Severance, by Ling Ma (F)
- A very unusual post-apocalyptic book about getting out of your deep ruts and boring patterns. And also motherhood, sort of, and being an immigrant. I love Ma’s writing.
- ““Severance” offers blatant commentary on “dizzying abundance” and unrelenting consumption, evolving into a semi-surreal sendup of a workplace and its utopia of rules…But laced within its dystopian narrative is an encapsulation of a first-generation immigrant’s nostalgia for New York…”
- The 7 1/2 Deaths of Evelyn Hardcastle, by Stuart Turton (F)
- Just a super, super fun and clever murder mystery.
- Garlic and Sapphires, by Ruth Reichl (NF)

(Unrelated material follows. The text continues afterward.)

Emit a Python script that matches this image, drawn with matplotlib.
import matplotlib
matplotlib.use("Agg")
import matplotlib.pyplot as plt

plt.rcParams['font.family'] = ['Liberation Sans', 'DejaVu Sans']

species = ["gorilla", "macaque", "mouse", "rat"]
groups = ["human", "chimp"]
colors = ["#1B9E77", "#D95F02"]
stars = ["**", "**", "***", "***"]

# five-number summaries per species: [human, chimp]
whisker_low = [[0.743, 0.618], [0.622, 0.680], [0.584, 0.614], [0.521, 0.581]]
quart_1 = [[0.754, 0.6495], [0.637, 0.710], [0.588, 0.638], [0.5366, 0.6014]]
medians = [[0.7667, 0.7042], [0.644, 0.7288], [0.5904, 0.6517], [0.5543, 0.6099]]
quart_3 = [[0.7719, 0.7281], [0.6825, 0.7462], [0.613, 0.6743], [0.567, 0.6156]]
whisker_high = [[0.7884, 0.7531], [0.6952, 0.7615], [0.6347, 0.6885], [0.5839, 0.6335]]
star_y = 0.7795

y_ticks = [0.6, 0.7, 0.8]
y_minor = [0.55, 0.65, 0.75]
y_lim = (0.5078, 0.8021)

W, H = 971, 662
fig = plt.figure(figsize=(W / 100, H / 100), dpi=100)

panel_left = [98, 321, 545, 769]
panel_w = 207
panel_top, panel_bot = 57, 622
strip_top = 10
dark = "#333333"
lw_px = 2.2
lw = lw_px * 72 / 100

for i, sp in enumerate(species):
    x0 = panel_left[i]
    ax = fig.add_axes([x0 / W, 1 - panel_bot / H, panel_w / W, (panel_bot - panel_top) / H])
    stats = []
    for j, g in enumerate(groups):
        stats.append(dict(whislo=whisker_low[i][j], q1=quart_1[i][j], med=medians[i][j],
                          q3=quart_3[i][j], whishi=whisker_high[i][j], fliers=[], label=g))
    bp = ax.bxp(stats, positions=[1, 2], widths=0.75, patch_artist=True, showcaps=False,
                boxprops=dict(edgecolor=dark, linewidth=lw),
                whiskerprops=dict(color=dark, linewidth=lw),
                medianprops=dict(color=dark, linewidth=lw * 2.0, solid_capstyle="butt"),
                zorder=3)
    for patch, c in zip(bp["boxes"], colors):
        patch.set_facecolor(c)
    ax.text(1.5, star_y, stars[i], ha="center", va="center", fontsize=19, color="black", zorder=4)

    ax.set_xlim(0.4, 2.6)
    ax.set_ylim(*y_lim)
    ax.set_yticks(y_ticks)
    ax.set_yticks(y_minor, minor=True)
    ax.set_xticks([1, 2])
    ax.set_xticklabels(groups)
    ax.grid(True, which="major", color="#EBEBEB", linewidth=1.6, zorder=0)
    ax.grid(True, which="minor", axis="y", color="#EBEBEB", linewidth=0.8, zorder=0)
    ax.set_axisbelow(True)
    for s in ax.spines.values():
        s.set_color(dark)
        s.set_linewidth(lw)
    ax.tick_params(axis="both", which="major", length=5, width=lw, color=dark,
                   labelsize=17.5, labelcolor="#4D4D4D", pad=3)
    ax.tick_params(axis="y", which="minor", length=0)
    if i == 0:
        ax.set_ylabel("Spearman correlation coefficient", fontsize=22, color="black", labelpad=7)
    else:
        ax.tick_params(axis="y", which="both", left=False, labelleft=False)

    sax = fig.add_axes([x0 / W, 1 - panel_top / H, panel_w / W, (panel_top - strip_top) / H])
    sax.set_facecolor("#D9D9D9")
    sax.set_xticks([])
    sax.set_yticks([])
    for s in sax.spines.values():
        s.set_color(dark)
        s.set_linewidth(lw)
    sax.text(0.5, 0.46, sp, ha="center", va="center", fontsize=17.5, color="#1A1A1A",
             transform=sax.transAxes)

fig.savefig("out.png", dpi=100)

- Ruth Reichl was the restaurant critic for the New York Times for a while in the nineties, and she went to restaurants in different disguises to see how the treatment changed. I want to be her friend. This book is about gourmet food and eating out in New York, but also a little about privilege and…the injustices of hoity-toityness. Calling out pretentiousness.
- “The meat of the book, its selling point, is its revelation of the elaborate lengths to which Reichl went to conceal her identity as she reviewed restaurants, and how this affected both her work and personal life.”

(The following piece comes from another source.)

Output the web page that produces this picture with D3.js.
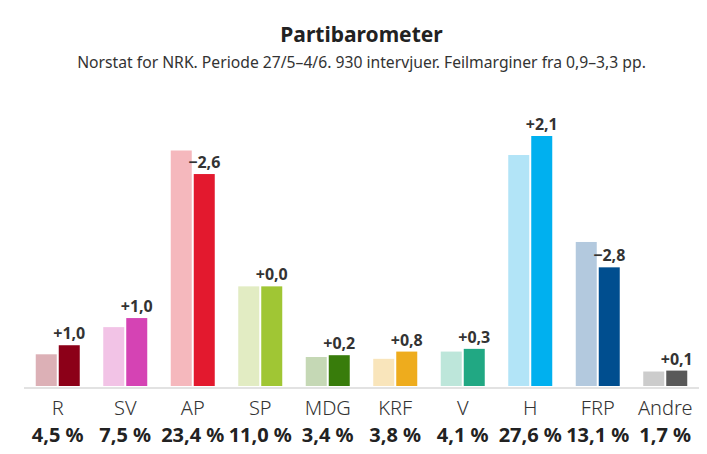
<!DOCTYPE html>
<html>
<head>
<meta charset="utf-8">
<script src="https://cdn.jsdelivr.net/npm/d3@7"></script>
<style>
  html, body { margin: 0; padding: 0; background: #fff; }
  svg { display: block; }
  text { font-family: "Noto Sans", Lato, sans-serif; }
</style>
</head>
<body>
<svg id="chart" width="707" height="454"></svg>
<script>
const parties = ["R", "SV", "AP", "SP", "MDG", "KRF", "V", "H", "FRP", "Andre"];
const current = [4.5, 7.5, 23.4, 11.0, 3.4, 3.8, 4.1, 27.6, 13.1, 1.7];
const change = [1.0, 1.0, -2.6, 0.0, 0.2, 0.8, 0.3, 2.1, -2.8, 0.1];
const previous = [3.5, 6.5, 26.0, 11.0, 3.2, 3.0, 3.8, 25.5, 15.9, 1.6];
const colorsPrev = ["#dcb0b6", "#f2c3e6", "#f5b8bd", "#e2ecc3", "#c5d8b5", "#f9e5bb", "#bde6da", "#b2e4f7", "#b3c9de", "#cccccc"];
const colorsCur = ["#8c0018", "#d543b4", "#e3192e", "#a0c634", "#387c0b", "#eeac1d", "#21a883", "#00b0ef", "#004e8f", "#595959"];
const title = "Partibarometer";
const subtitle = "Norstat for NRK. Periode 27/5–4/6. 930 intervjuer. Feilmarginer fra 0,9–3,3 pp.";

const fmt = v => v.toFixed(1).replace(".", ",");
const fmtChange = v => (v < 0 ? "−" : "+") + fmt(Math.abs(v));

const svg = d3.select("#chart");
const left = 24, right = 699, baseY = 386;

const x = d3.scaleBand().domain(parties).range([left, right]).padding(0);
const y = d3.scaleLinear().domain([0, 27.6]).range([baseY, 136]);
const barW = 21, gap = 2;

svg.append("text")
  .attr("x", (left + right) / 2).attr("y", 42)
  .attr("text-anchor", "middle")
  .attr("font-size", 21).attr("font-weight", 700).attr("fill", "#222")
  .text(title);

svg.append("text")
  .attr("x", (left + right) / 2).attr("y", 68)
  .attr("text-anchor", "middle")
  .attr("font-size", 15.7).attr("fill", "#333")
  .text(subtitle);

const data = parties.map((p, i) => ({ p, prev: previous[i], cur: current[i], ch: change[i], cp: colorsPrev[i], cc: colorsCur[i] }));

const g = svg.append("g").selectAll("g").data(data).join("g")
  .attr("transform", d => `translate(${x(d.p) + x.bandwidth() / 2},0)`);

g.append("rect")
  .attr("x", -barW - gap / 2).attr("width", barW)
  .attr("y", d => y(d.prev)).attr("height", d => baseY - y(d.prev))
  .attr("fill", d => d.cp);

g.append("rect")
  .attr("x", gap / 2).attr("width", barW)
  .attr("y", d => y(d.cur)).attr("height", d => baseY - y(d.cur))
  .attr("fill", d => d.cc);

g.append("text")
  .attr("x", gap / 2 + barW / 2).attr("y", d => y(d.cur) - 6)
  .attr("text-anchor", "middle")
  .attr("font-size", 16).attr("font-weight", 700).attr("fill", "#333")
  .text(d => fmtChange(d.ch));

// baseline axis line
svg.append("line")
  .attr("x1", left).attr("x2", right)
  .attr("y1", 388).attr("y2", 388)
  .attr("stroke", "#d9d9d9").attr("stroke-width", 1.5);

const axis = d3.axisBottom(x).tickSize(0).tickPadding(0);
const ax = svg.append("g").attr("transform", `translate(0,${baseY})`).call(axis);
ax.select(".domain").remove();
ax.selectAll(".tick text")
  .attr("y", 29).attr("dy", 0)
  .attr("font-family", "'Noto Sans', Lato, sans-serif")
  .attr("font-size", 20).attr("font-weight", 300).attr("fill", "#333");

g.append("text")
  .attr("x", 0).attr("y", 442)
  .attr("text-anchor", "middle")
  .attr("font-size", 20).attr("font-weight", 700).attr("fill", "#222")
  .text(d => fmt(d.cur) + " %");
</script>
</body>
</html>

So You Want to Talk About Race, by Ijeoma Oluo (NF)
- A book intended for well-meaning people who acknowledge they’re still learning (and perhaps always will be), each chapter takes on a different question about race, exploring it through anecdotes, metaphors, explanations, and personal experience. It’s very well done, matter of fact, and crucial.
- “Oluo takes on the thorniest questions surrounding race, from police brutality to who can use the “N” word. One chapter even has this intriguing heading: “I Just Got Called a Racist, What Do I Do Now?””

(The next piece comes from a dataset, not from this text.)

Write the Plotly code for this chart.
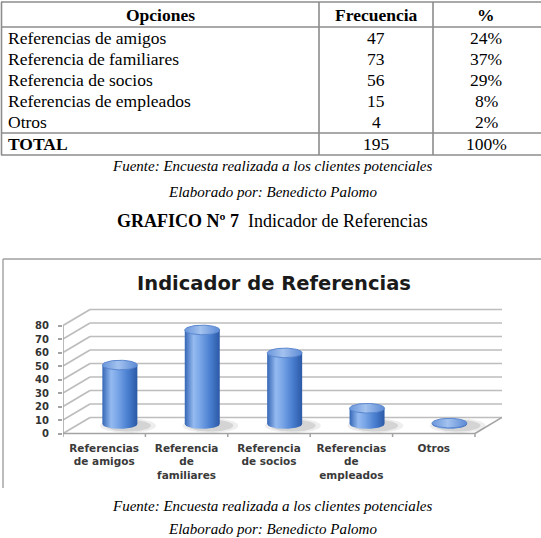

- Calypso, by David Sedaris
- I’m still mid-way through this one – I’m reading it aloud with Niko. It’s excellent Sedaris through and through – very, very funny. Very dark. Very honest.
- “Death and family are what this book is all about. Maybe what all David Sedaris’s work is about? Maybe what all good writing has to be about for they are really the only constants in all our lives?”
HONORABLE MENTIONS
These are also all great reads – check them out! From the library!
- The Reluctant Fundamentalist, by Mohsin Hamed (F)
- Little Fires Everywhere, by Celeste Ng (F)
- Schadenfreude, a Love Story, by Rebecca Schuman (NF)
- Eat, Pray, Love, by Elizabeth Gilbert (NF) (okay, yes, I realize I’m years late to this very crowded bandwagon, but her [wildly privileged] romps were a total delight)
- Exit West, by Mohsin Hamed (F)
- The Hidden Keys, by Andre Alexis (F)
- A Whole Life, by Robert Seethaler (F)
- Text Me When You Get Home, by Kayleen Schaefer (NF)
- Thru-Hiking Will Break Your Heart, by Carrot Quinn (NF)
- Everything Under, by Daisy Johnson (F)
- The Rook, Daniel O’Malley (F)
- Behold the Dreamers, by Imbolo Mbue (F)
- Mem, by Bethany C Morrow (F)
- Relish, by Lucy Knisley (NF; graphic
novelmemoir) - The Secret Diary of Hendrik Groen, 83 1/4 Years Old, by Hendrik Groen (F?)
BONUS: This year’s favorite field guide is A Field Guide to the Natural World of the Twin Cities, by John J. Moriarty: “An illustrated guide to the natural habitats and rich diversity of wildlife in the greater Minneapolis and St. Paul metro area.”
Thanks for these. I always like seeing your list every year.